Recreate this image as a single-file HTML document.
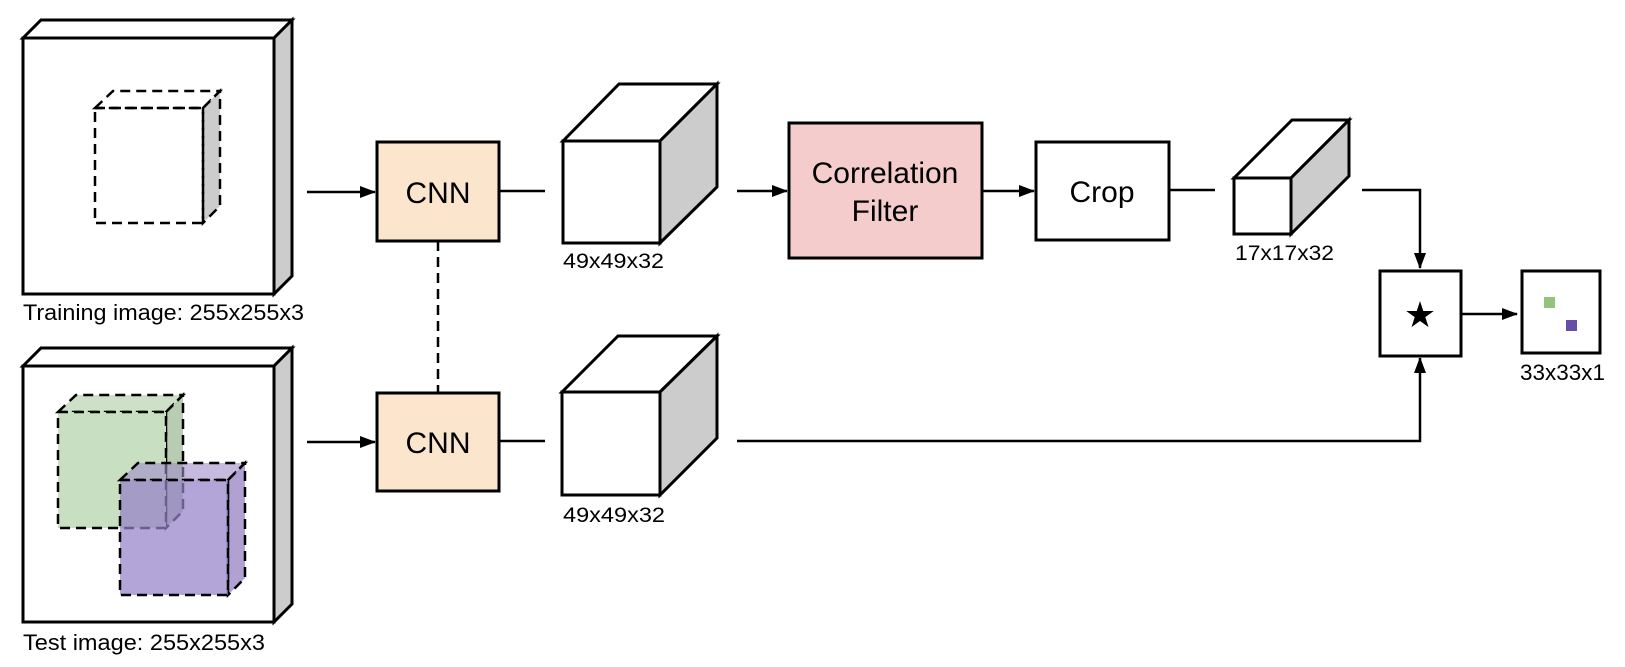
<!DOCTYPE html>
<html><head><meta charset="utf-8"><style>
html,body{margin:0;padding:0;background:#fff;}
svg{display:block;}
text{font-family:"Liberation Sans",Arial,sans-serif;fill:#000;}
</style></head><body>
<svg width="1625" height="667" viewBox="0 0 1625 667" xmlns="http://www.w3.org/2000/svg">
<defs>
<marker id="ah" markerWidth="16" markerHeight="12" refX="15" refY="6" orient="auto" markerUnits="userSpaceOnUse">
<path d="M0,0 L16,6 L0,12 Z" fill="#000"/>
</marker>
</defs>
<g stroke="#000" stroke-width="3" stroke-linejoin="miter">
<polygon points="23,38 41,20 292,20 274,38" fill="#fff"/>
<polygon points="274,38 292,20 292,276 274,294" fill="#ccc"/>
<rect x="23" y="38" width="251" height="256" fill="#fff"/>
<g stroke-dasharray="10,6" stroke-width="2.5">
<polygon points="95,108 113,91 220,91 203,108" fill="#fff"/>
<polygon points="203,108 220,91 220,206 203,223" fill="#ccc"/>
<rect x="95" y="108" width="108" height="115" fill="none"/>
</g>
<polygon points="23,366 41,348 292,348 274,366" fill="#fff"/>
<polygon points="274,366 292,348 292,604 274,622" fill="#ccc"/>
<rect x="23" y="366" width="251" height="256" fill="#fff"/>
<g stroke-dasharray="10,6" stroke-width="2.5">
<polygon points="58,412 76,395 183,395 166,412" fill="#cfe0c8"/>
<polygon points="166,412 183,395 183,511 166,528" fill="#b7ccb0"/>
<rect x="58" y="412" width="108" height="116" fill="#c9dfc2"/>
<polygon points="120,480 138,463 245,463 228,480" fill="rgba(160,140,200,0.6)"/>
<polygon points="228,480 245,463 245,578 228,595" fill="rgba(150,130,195,0.75)"/>
<rect x="120" y="480" width="108" height="115" fill="rgba(150,130,200,0.72)"/>
</g>
<rect x="377" y="142" width="122" height="99" fill="#fce5cd"/>
<rect x="377" y="393" width="122" height="98" fill="#fce5cd"/>
<line x1="438" y1="241" x2="438" y2="393" stroke-dasharray="10,6" stroke-width="2.5"/>
<line x1="307" y1="192" x2="375" y2="192" stroke-width="2.5" marker-end="url(#ah)"/>
<line x1="307" y1="442" x2="375" y2="442" stroke-width="2.5" marker-end="url(#ah)"/>
<line x1="499" y1="191" x2="545" y2="191" stroke-width="2.5"/>
<line x1="499" y1="441" x2="545" y2="441" stroke-width="2.5"/>
<polygon points="563,141 619,84 717,84 660,141" fill="#fff"/>
<polygon points="660,141 717,84 717,187 660,243" fill="#ccc"/>
<rect x="563" y="141" width="97" height="102" fill="#fff"/>
<polygon points="562,392 618,336 717,336 660,392" fill="#fff"/>
<polygon points="660,392 717,336 717,438 660,495" fill="#ccc"/>
<rect x="562" y="392" width="98" height="103" fill="#fff"/>
<line x1="737" y1="191" x2="787" y2="191" stroke-width="2.5" marker-end="url(#ah)"/>
<rect x="789" y="123" width="193" height="135" fill="#f4cccc"/>
<line x1="982" y1="191" x2="1034" y2="191" stroke-width="2.5" marker-end="url(#ah)"/>
<rect x="1036" y="142" width="133" height="98" fill="#fff"/>
<line x1="1169" y1="190" x2="1215" y2="190" stroke-width="2.5"/>
<polygon points="1234,178 1292,120 1349,120 1291,178" fill="#fff"/>
<polygon points="1291,178 1349,120 1349,176 1291,234" fill="#ccc"/>
<rect x="1234" y="178" width="57" height="56" fill="#fff"/>
<polyline points="1362,190 1420,190 1420,268" fill="none" stroke-width="2.5" marker-end="url(#ah)"/>
<polyline points="737,441 1420,441 1420,358" fill="none" stroke-width="2.5" marker-end="url(#ah)"/>
<rect x="1380" y="271" width="81" height="85" fill="#fff"/>
<line x1="1461" y1="314" x2="1517" y2="314" stroke-width="2.5" marker-end="url(#ah)"/>
<rect x="1522" y="271" width="78" height="82" fill="#fff"/>
</g>
<rect x="1544" y="297" width="11" height="11" fill="#93c47d"/>
<rect x="1566" y="320" width="11" height="11" fill="#674ea7"/>
<text x="1420" y="327" font-size="36" text-anchor="middle">★</text>
<text x="438" y="203" font-size="30" text-anchor="middle">CNN</text>
<text x="438" y="453" font-size="30" text-anchor="middle">CNN</text>
<text x="885" y="183" font-size="30" text-anchor="middle">Correlation</text>
<text x="885" y="221" font-size="30" text-anchor="middle">Filter</text>
<text x="1102" y="202" font-size="30" text-anchor="middle">Crop</text>
<text x="23" y="320" font-size="22" textLength="281" lengthAdjust="spacingAndGlyphs">Training image: 255x255x3</text>
<text x="23" y="650" font-size="22" textLength="242" lengthAdjust="spacingAndGlyphs">Test image: 255x255x3</text>
<text x="563" y="268" font-size="21" textLength="101" lengthAdjust="spacingAndGlyphs">49x49x32</text>
<text x="563" y="522" font-size="21" textLength="102" lengthAdjust="spacingAndGlyphs">49x49x32</text>
<text x="1235" y="260" font-size="21" textLength="99" lengthAdjust="spacingAndGlyphs">17x17x32</text>
<text x="1520" y="380" font-size="22" textLength="85" lengthAdjust="spacingAndGlyphs">33x33x1</text>
</svg>
</body></html>
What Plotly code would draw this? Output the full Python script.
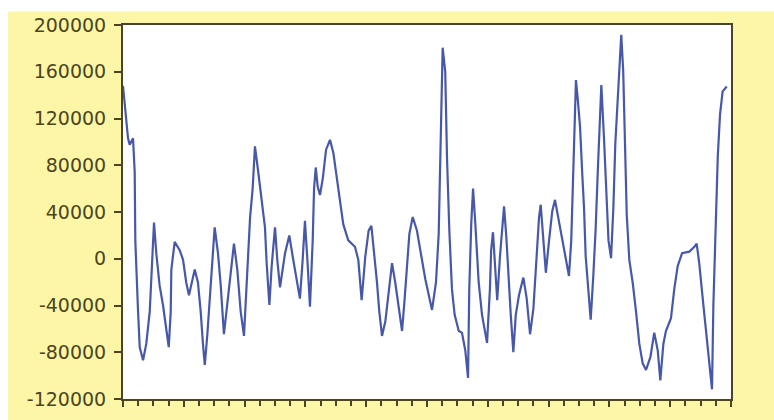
import plotly.graph_objects as go

# Observation position along the time axis (one unit per minor tick) and series value
period = [
    0.00, 0.10, 0.22, 0.33, 0.44, 0.66, 0.77, 0.81, 0.99, 1.10,
    1.32, 1.53, 1.76, 1.86, 1.97, 2.04, 2.19, 2.41, 2.63, 2.85,
    3.01, 3.14, 3.18, 3.40, 3.73, 3.95, 4.16, 4.34, 4.54, 4.72,
    4.93, 5.11, 5.26, 5.38, 5.55, 5.70, 5.86, 6.03, 6.25, 6.43,
    6.64, 6.86, 7.09, 7.30, 7.52, 7.74, 7.96, 8.14, 8.24, 8.36,
    8.53, 8.68, 8.90, 9.13, 9.34, 9.45, 9.63, 9.78, 10.00, 10.15,
    10.33, 10.66, 10.94, 11.20, 11.47, 11.64, 11.82, 11.97, 12.13, 12.30,
    12.48, 12.57, 12.68, 12.81, 12.96, 13.14, 13.36, 13.62, 13.84, 14.10,
    14.28, 14.49, 14.82, 15.26, 15.48, 15.70, 15.94, 16.16, 16.34, 16.56,
    16.71, 16.86, 17.04, 17.26, 17.48, 17.70, 17.91, 18.18, 18.36, 18.53,
    18.68, 18.84, 19.06, 19.34, 19.63, 19.89, 20.33, 20.59, 20.77, 20.88,
    20.94, 21.03, 21.20, 21.32, 21.47, 21.64, 21.82, 22.09, 22.30, 22.52,
    22.70, 22.78, 22.91, 23.03, 23.18, 23.40, 23.62, 23.95, 24.14, 24.22,
    24.34, 24.47, 24.62, 24.80, 24.95, 25.07, 25.22, 25.33, 25.51, 25.68,
    25.84, 26.05, 26.34, 26.56, 26.78, 27.00, 27.22, 27.37, 27.48, 27.66,
    27.82, 28.03, 28.24, 28.42, 28.68, 29.01, 29.34, 29.49, 29.63, 29.72,
    29.80, 29.93, 30.07, 30.22, 30.33, 30.44, 30.59, 30.77, 30.94, 31.09,
    31.25, 31.36, 31.47, 31.64, 31.80, 31.94, 32.11, 32.26, 32.39, 32.55,
    32.70, 32.78, 32.91, 33.03, 33.14, 33.31, 33.53, 33.75, 33.97, 34.19,
    34.41, 34.70, 34.95, 35.18, 35.35, 35.55, 35.72, 36.05, 36.27, 36.49,
    36.78, 37.26, 37.59, 37.74, 37.91, 38.14, 38.36, 38.57, 38.75, 38.84,
    38.97, 39.13, 39.28, 39.45, 39.72,
]

values = [
    148000, 135000, 118500, 103000, 97500, 103000, 74000, 15700, -45000, -75700,
    -86800, -72900, -45000, -17500, 13000, 31000, 4700, -23000, -39600, -59000,
    -75700, -45000, -9200, 14400, 7400, -900, -20300, -31300, -20300, -9200,
    -20300, -45000, -72900, -90900, -64600, -34100, -900, 26800, 4700, -23000,
    -64600, -39600, -12000, 13000, -9200, -45000, -66000, -23000, 4700, 35200,
    60100, 96100, 74000, 46200, 26800, -3700, -39600, -6400, 26800, -900,
    -24400, 4700, 19900, -900, -23000, -34100, -900, 32400, -900, -41000,
    15700, 60100, 78100, 61500, 54500, 68400, 93300, 101700, 90500, 65600,
    49000, 29600, 15700, 10200, -900, -35500, 1900, 24000, 28200, 1900,
    -20300, -45000, -66000, -53500, -25800, -3700, -20300, -48000, -61800, -34100,
    -3700, 21300, 35700, 24000, 1900, -17500, -43800, -20300, 21300, 85000,
    146000, 180600, 159900, 85000, 24000, -25800, -48000, -61800, -63200, -78500,
    -102000, -25800, 29600, 60100, 29600, -20300, -48000, -72000, -25800, 7400,
    22700, -3700, -35500, 1900, 29600, 44800, 18500, -9200, -48000, -79900,
    -48000, -31300, -16100, -34100, -64600, -42500, 7400, 35200, 46200, 15700,
    -12000, 15700, 40700, 50400, 32400, 7400, -14700, 15700, 71200, 121000,
    152900, 134900, 112700, 71200, 43500, 1900, -25800, -52100, -14700, 24000,
    79500, 123800, 148700, 104400, 57300, 15700, 500, 43500, 98800, 139100,
    176500, 191700, 159900, 98800, 37900, -900, -20300, -45000, -72900, -89500,
    -95100, -84000, -63200, -78500, -104000, -72900, -61800, -50800, -25800, -6400,
    4700, 6100, 10200, 13000, -3700, -34100, -61800, -84000, -111700, -39600,
    10200, 87800, 123800, 143200, 147400,
]

y_tick_values = [-120000, -80000, -40000, 0, 40000, 80000, 120000, 160000, 200000]
y_tick_labels = ["-120000", "-80000", "-40000", "0", "40000", "80000",
                 "120000", "160000", "200000"]

YELLOW = "#fdf6a6"
FRAME = "#4a4428"
LABEL = "#4a4520"
LINE = "#4858a8"

fig = go.Figure(
    go.Scatter(
        x=period,
        y=values,
        mode="lines",
        line=dict(color=LINE, width=2.2),
        hoverinfo="x+y",
    )
)

fig.update_layout(
    width=774,
    height=420,
    autosize=False,
    margin=dict(l=123, r=43, t=25, b=10),
    paper_bgcolor=YELLOW,
    plot_bgcolor="white",
    showlegend=False,
    font=dict(family="DejaVu Sans", size=19, color=LABEL),
    # white strips along the top and left edge of the page
    shapes=[
        dict(type="rect", xref="paper", yref="paper",
             x0=-0.3, x1=1.2, y0=1.036, y1=1.2,
             fillcolor="white", line=dict(width=0), layer="below"),
        dict(type="rect", xref="paper", yref="paper",
             x0=-0.3, x1=-0.189, y0=-0.2, y1=1.2,
             fillcolor="white", line=dict(width=0), layer="below"),
    ],
)

fig.update_xaxes(
    range=[0, 40],
    showgrid=False,
    zeroline=False,
    showticklabels=False,
    ticks="outside",
    tickmode="linear",
    tick0=0,
    dtick=4,
    ticklen=6,
    tickwidth=1.5,
    tickcolor=FRAME,
    minor=dict(ticks="outside", dtick=1, ticklen=5, tickwidth=1.5, tickcolor=FRAME),
    showline=True,
    linecolor=FRAME,
    linewidth=2,
    mirror=True,
)

fig.update_yaxes(
    range=[-120000, 200000],
    showgrid=False,
    zeroline=False,
    tickmode="array",
    tickvals=y_tick_values,
    ticktext=y_tick_labels,
    ticks="outside",
    ticklen=7,
    tickwidth=1.5,
    tickcolor=FRAME,
    ticklabelstandoff=4,
    showline=True,
    linecolor=FRAME,
    linewidth=2,
    mirror=True,
)

fig.write_html("out.html")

▶ [Required task] Check each line of the entries above for the word "this". List the ones that have it.

▶ [Response to the task]
Recreate this image as a single-file HTML document.
What Plotly code would draw this? Output the full Python script.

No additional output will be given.